Problem to work on:
Starting with the first line of the listing, quote each line exactly until and including the one with "minimum width=126pt, minimum", leaving pictures out.

Data extract:
-- BEGIN --

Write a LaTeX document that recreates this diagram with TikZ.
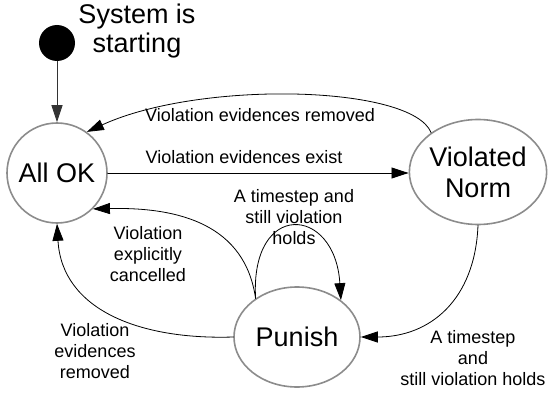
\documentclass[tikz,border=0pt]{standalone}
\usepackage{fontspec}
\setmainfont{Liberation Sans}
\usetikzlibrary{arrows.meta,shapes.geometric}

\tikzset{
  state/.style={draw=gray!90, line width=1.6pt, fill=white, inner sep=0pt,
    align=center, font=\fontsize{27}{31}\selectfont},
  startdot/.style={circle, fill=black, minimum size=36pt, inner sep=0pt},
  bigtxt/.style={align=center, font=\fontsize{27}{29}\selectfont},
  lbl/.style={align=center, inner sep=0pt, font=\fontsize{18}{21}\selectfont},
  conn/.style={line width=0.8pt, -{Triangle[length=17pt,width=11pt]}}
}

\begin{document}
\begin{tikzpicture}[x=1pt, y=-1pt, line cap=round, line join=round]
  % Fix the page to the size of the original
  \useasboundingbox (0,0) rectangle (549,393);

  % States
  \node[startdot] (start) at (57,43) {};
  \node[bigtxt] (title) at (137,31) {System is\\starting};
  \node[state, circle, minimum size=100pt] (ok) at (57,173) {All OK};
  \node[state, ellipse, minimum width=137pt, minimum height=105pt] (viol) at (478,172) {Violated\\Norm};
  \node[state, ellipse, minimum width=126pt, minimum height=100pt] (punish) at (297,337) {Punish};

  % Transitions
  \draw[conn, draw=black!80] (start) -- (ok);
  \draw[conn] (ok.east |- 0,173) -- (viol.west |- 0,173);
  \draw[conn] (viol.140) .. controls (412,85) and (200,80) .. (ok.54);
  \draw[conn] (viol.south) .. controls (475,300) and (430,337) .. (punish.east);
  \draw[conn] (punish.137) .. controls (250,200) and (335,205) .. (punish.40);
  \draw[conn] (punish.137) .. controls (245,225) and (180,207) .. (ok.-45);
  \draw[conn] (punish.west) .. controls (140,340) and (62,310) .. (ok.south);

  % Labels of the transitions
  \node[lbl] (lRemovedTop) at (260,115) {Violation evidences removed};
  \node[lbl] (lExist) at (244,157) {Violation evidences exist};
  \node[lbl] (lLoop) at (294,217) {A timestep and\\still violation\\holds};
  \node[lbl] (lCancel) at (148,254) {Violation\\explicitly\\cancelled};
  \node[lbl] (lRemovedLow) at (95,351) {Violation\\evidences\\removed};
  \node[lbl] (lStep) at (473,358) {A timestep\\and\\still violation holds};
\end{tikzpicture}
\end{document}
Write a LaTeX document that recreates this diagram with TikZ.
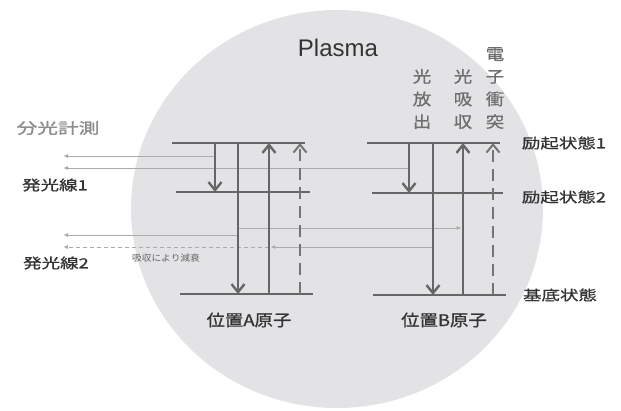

-- END --

Problem solution:
Write a LaTeX document that recreates this diagram with TikZ.
\documentclass[tikz,border=0pt]{standalone}
\usepackage{fontspec}
\setmainfont{Liberation Sans}
\usetikzlibrary{arrows.meta,shapes.geometric}

\tikzset{
  state/.style={draw=gray!90, line width=1.6pt, fill=white, inner sep=0pt,
    align=center, font=\fontsize{27}{31}\selectfont},
  startdot/.style={circle, fill=black, minimum size=36pt, inner sep=0pt},
  bigtxt/.style={align=center, font=\fontsize{27}{29}\selectfont},
  lbl/.style={align=center, inner sep=0pt, font=\fontsize{18}{21}\selectfont},
  conn/.style={line width=0.8pt, -{Triangle[length=17pt,width=11pt]}}
}

\begin{document}
\begin{tikzpicture}[x=1pt, y=-1pt, line cap=round, line join=round]
  % Fix the page to the size of the original
  \useasboundingbox (0,0) rectangle (549,393);

  % States
  \node[startdot] (start) at (57,43) {};
  \node[bigtxt] (title) at (137,31) {System is\\starting};
  \node[state, circle, minimum size=100pt] (ok) at (57,173) {All OK};
  \node[state, ellipse, minimum width=137pt, minimum height=105pt] (viol) at (478,172) {Violated\\Norm};
  \node[state, ellipse, minimum width=126pt, minimum height=100pt] (punish) at (297,337) {Punish};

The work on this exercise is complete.